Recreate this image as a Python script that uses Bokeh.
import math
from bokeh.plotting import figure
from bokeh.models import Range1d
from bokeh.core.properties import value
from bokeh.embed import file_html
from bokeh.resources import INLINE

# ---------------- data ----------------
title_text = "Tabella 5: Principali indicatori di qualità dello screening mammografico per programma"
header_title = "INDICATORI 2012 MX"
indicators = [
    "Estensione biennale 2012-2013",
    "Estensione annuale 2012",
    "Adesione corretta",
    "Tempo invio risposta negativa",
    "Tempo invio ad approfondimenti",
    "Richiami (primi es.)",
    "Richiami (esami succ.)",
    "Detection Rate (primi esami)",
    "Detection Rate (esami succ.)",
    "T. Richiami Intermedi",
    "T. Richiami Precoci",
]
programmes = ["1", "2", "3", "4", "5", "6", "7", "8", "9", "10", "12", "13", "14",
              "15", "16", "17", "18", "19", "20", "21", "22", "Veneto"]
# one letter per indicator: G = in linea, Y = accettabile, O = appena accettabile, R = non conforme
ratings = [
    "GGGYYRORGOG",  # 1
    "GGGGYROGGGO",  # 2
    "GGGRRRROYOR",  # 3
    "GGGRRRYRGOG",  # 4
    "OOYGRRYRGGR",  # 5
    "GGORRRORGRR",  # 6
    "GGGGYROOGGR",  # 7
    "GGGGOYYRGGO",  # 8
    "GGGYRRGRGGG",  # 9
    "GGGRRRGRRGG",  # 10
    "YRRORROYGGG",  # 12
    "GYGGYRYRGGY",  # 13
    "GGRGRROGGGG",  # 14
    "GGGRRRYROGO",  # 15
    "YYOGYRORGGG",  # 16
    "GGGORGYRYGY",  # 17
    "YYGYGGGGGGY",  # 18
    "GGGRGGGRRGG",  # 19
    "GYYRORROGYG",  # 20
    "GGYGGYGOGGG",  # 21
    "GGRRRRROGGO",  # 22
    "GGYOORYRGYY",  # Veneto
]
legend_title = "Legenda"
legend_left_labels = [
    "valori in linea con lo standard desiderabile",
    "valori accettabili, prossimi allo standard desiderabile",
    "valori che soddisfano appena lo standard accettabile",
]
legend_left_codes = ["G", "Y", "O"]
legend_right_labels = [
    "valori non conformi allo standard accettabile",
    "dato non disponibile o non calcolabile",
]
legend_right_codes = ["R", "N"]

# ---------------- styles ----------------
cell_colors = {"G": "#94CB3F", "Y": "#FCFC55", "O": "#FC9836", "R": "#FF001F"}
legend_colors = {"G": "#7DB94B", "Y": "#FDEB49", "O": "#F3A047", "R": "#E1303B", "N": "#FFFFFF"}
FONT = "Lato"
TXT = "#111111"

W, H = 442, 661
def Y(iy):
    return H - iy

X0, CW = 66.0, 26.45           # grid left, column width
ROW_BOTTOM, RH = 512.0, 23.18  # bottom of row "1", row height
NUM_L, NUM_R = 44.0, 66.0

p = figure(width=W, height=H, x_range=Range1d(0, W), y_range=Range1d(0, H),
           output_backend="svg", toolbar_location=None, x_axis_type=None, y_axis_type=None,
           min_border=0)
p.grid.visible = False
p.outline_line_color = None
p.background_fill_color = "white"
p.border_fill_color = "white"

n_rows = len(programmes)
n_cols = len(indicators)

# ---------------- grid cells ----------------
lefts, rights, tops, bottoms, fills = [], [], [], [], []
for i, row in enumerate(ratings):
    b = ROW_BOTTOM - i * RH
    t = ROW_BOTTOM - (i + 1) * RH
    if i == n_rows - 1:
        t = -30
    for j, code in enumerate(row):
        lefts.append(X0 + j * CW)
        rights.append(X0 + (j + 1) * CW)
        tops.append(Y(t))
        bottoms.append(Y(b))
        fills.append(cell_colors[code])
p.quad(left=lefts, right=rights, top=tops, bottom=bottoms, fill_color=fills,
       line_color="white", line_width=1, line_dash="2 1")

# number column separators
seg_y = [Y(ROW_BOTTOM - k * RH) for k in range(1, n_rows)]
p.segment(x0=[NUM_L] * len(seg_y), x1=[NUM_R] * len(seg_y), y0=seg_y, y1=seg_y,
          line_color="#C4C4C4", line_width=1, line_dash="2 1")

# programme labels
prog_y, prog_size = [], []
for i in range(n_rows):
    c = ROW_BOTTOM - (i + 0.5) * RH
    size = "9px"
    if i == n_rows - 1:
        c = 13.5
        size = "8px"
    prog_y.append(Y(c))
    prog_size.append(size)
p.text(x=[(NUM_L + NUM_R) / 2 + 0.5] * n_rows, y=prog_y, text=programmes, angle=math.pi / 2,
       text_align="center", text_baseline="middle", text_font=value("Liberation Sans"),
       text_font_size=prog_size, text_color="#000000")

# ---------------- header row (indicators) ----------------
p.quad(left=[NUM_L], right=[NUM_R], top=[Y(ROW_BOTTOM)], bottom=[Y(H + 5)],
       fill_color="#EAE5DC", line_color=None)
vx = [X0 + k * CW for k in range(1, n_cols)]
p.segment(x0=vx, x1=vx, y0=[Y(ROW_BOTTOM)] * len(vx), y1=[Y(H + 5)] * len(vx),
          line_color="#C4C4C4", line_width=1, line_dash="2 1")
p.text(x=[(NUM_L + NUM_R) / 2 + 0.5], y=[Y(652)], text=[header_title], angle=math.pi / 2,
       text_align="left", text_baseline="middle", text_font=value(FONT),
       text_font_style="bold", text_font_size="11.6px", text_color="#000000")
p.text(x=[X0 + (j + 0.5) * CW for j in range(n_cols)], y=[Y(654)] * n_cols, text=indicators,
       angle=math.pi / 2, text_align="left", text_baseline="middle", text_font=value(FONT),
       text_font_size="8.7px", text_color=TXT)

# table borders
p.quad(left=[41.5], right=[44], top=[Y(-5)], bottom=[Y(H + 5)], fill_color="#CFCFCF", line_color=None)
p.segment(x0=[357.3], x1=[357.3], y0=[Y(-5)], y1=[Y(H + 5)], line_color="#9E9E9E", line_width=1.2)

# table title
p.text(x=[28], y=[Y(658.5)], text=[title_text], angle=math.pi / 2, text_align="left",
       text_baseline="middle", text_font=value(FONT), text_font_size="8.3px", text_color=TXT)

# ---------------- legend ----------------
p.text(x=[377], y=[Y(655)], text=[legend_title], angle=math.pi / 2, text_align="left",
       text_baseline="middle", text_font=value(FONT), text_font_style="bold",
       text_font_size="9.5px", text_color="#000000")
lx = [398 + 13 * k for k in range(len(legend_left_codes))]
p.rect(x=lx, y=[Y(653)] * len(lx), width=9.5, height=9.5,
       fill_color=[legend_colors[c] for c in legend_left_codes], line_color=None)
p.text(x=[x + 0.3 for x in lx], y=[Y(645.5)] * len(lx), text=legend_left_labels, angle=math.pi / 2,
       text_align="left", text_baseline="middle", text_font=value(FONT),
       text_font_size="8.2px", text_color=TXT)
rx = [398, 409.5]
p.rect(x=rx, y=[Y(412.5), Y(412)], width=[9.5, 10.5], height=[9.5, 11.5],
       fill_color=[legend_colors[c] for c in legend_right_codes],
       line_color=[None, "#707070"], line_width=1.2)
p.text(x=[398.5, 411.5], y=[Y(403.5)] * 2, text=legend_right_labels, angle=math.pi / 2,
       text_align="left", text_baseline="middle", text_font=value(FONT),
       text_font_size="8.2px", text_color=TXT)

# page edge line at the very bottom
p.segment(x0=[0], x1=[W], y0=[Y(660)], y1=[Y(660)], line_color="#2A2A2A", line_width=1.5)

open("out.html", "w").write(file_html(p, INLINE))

==

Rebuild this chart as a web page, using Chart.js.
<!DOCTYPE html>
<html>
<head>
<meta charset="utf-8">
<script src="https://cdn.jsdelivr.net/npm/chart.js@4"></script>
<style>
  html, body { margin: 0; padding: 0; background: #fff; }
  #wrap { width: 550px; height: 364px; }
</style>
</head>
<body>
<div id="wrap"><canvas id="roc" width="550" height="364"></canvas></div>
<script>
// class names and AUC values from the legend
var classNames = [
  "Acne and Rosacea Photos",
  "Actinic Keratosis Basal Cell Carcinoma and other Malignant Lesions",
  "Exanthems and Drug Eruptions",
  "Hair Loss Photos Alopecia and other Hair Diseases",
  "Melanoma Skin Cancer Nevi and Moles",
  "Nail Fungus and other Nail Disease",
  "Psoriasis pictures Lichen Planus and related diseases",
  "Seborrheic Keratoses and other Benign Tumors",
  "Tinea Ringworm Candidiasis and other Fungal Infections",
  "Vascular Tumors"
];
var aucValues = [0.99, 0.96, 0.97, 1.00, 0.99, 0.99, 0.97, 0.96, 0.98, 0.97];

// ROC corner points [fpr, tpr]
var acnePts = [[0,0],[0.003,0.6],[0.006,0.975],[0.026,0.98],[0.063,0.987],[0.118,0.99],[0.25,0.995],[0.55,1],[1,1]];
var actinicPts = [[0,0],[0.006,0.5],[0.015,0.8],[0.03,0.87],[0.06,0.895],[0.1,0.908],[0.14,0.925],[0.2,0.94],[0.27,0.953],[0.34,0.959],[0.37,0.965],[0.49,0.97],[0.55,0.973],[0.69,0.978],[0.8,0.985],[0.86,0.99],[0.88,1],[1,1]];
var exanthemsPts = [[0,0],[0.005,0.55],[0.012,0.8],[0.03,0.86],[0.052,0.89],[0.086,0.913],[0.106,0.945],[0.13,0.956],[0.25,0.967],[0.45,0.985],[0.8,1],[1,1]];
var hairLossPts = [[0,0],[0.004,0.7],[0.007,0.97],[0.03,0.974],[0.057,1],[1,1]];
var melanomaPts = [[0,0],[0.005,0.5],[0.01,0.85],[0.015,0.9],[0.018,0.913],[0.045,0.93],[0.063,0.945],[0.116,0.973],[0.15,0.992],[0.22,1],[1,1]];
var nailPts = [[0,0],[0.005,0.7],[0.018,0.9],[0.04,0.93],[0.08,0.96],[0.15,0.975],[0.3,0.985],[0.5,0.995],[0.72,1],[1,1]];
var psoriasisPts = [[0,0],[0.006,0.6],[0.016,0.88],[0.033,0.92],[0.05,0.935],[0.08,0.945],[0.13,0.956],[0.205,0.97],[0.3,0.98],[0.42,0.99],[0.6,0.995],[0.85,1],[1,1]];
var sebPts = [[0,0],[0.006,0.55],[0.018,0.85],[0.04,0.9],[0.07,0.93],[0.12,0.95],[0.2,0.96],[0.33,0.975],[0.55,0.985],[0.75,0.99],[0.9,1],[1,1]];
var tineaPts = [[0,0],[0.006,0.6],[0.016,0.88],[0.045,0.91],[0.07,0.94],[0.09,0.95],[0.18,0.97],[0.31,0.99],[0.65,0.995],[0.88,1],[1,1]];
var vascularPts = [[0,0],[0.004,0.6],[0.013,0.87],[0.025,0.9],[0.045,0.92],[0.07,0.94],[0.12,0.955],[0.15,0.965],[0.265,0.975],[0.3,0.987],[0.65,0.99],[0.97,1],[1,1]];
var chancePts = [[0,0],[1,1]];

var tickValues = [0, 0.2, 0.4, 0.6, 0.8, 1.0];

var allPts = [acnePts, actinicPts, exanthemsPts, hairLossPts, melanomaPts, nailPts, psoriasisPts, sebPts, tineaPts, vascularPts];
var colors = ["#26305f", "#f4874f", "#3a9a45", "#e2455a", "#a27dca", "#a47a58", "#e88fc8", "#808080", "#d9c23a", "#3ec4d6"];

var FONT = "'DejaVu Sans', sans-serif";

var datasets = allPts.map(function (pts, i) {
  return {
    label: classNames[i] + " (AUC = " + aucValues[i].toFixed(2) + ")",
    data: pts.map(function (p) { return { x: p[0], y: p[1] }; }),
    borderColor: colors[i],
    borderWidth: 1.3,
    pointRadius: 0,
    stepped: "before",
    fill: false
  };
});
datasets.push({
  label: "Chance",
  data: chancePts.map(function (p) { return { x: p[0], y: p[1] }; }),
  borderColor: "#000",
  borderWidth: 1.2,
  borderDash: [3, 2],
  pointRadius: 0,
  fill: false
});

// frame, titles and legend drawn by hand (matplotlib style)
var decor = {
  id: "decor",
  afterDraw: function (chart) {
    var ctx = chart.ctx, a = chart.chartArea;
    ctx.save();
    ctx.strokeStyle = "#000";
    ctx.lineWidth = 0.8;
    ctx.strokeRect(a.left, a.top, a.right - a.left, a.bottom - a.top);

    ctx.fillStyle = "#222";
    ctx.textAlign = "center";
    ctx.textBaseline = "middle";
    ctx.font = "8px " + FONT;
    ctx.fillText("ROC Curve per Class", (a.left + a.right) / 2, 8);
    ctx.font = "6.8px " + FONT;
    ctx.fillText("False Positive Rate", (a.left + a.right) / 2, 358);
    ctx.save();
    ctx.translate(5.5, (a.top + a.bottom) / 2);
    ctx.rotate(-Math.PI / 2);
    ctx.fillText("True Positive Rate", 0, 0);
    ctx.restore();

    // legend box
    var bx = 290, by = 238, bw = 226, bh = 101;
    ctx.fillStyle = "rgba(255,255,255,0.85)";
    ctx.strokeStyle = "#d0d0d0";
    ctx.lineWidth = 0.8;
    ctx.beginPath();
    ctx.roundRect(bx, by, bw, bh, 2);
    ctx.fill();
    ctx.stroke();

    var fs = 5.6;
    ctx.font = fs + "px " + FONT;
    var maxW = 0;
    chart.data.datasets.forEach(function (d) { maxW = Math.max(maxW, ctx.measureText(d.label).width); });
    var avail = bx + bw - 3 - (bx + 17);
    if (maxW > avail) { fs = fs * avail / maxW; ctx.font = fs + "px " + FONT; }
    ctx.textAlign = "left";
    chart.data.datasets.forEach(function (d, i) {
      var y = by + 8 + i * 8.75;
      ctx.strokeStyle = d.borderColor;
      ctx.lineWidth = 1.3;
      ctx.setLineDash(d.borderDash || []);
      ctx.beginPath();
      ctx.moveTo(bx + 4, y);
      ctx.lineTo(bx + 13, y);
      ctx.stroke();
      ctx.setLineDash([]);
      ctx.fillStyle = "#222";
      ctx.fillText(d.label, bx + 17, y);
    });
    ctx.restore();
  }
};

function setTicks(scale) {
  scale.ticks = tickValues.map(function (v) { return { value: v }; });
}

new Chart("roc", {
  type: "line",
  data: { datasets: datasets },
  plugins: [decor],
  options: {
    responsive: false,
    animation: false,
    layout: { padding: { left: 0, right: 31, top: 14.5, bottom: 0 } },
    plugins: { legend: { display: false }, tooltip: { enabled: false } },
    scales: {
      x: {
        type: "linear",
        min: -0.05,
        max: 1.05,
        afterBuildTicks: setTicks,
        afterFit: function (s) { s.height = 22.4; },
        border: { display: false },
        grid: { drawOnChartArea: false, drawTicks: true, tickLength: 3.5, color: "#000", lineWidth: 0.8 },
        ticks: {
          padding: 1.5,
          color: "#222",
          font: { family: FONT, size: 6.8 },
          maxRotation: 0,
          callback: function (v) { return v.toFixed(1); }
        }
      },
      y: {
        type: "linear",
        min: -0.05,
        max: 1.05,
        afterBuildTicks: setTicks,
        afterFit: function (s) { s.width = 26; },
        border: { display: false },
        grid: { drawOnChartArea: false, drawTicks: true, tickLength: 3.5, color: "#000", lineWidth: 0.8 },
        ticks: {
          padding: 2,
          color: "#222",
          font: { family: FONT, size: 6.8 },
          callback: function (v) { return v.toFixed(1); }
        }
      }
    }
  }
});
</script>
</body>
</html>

• **WHAT YOU WILL DO**: Copy exactly the lines from the line with "Recreate this image" up to and including the line with "return H - iy", and no other lines.

• **RESULT FOR THIS EXERCISE**:
Recreate this image as a Python script that uses Bokeh.
import math
from bokeh.plotting import figure
from bokeh.models import Range1d
from bokeh.core.properties import value
from bokeh.embed import file_html
from bokeh.resources import INLINE

# ---------------- data ----------------
title_text = "Tabella 5: Principali indicatori di qualità dello screening mammografico per programma"
header_title = "INDICATORI 2012 MX"
indicators = [
    "Estensione biennale 2012-2013",
    "Estensione annuale 2012",
    "Adesione corretta",
    "Tempo invio risposta negativa",
    "Tempo invio ad approfondimenti",
    "Richiami (primi es.)",
    "Richiami (esami succ.)",
    "Detection Rate (primi esami)",
    "Detection Rate (esami succ.)",
    "T. Richiami Intermedi",
    "T. Richiami Precoci",
]
programmes = ["1", "2", "3", "4", "5", "6", "7", "8", "9", "10", "12", "13", "14",
              "15", "16", "17", "18", "19", "20", "21", "22", "Veneto"]
# one letter per indicator: G = in linea, Y = accettabile, O = appena accettabile, R = non conforme
ratings = [
    "GGGYYRORGOG",  # 1
    "GGGGYROGGGO",  # 2
    "GGGRRRROYOR",  # 3
    "GGGRRRYRGOG",  # 4
    "OOYGRRYRGGR",  # 5
    "GGORRRORGRR",  # 6
    "GGGGYROOGGR",  # 7
    "GGGGOYYRGGO",  # 8
    "GGGYRRGRGGG",  # 9
    "GGGRRRGRRGG",  # 10
    "YRRORROYGGG",  # 12
    "GYGGYRYRGGY",  # 13
    "GGRGRROGGGG",  # 14
    "GGGRRRYROGO",  # 15
    "YYOGYRORGGG",  # 16
    "GGGORGYRYGY",  # 17
    "YYGYGGGGGGY",  # 18
    "GGGRGGGRRGG",  # 19
    "GYYRORROGYG",  # 20
    "GGYGGYGOGGG",  # 21
    "GGRRRRROGGO",  # 22
    "GGYOORYRGYY",  # Veneto
]
legend_title = "Legenda"
legend_left_labels = [
    "valori in linea con lo standard desiderabile",
    "valori accettabili, prossimi allo standard desiderabile",
    "valori che soddisfano appena lo standard accettabile",
]
legend_left_codes = ["G", "Y", "O"]
legend_right_labels = [
    "valori non conformi allo standard accettabile",
    "dato non disponibile o non calcolabile",
]
legend_right_codes = ["R", "N"]

# ---------------- styles ----------------
cell_colors = {"G": "#94CB3F", "Y": "#FCFC55", "O": "#FC9836", "R": "#FF001F"}
legend_colors = {"G": "#7DB94B", "Y": "#FDEB49", "O": "#F3A047", "R": "#E1303B", "N": "#FFFFFF"}
FONT = "Lato"
TXT = "#111111"

W, H = 442, 661
def Y(iy):
    return H - iy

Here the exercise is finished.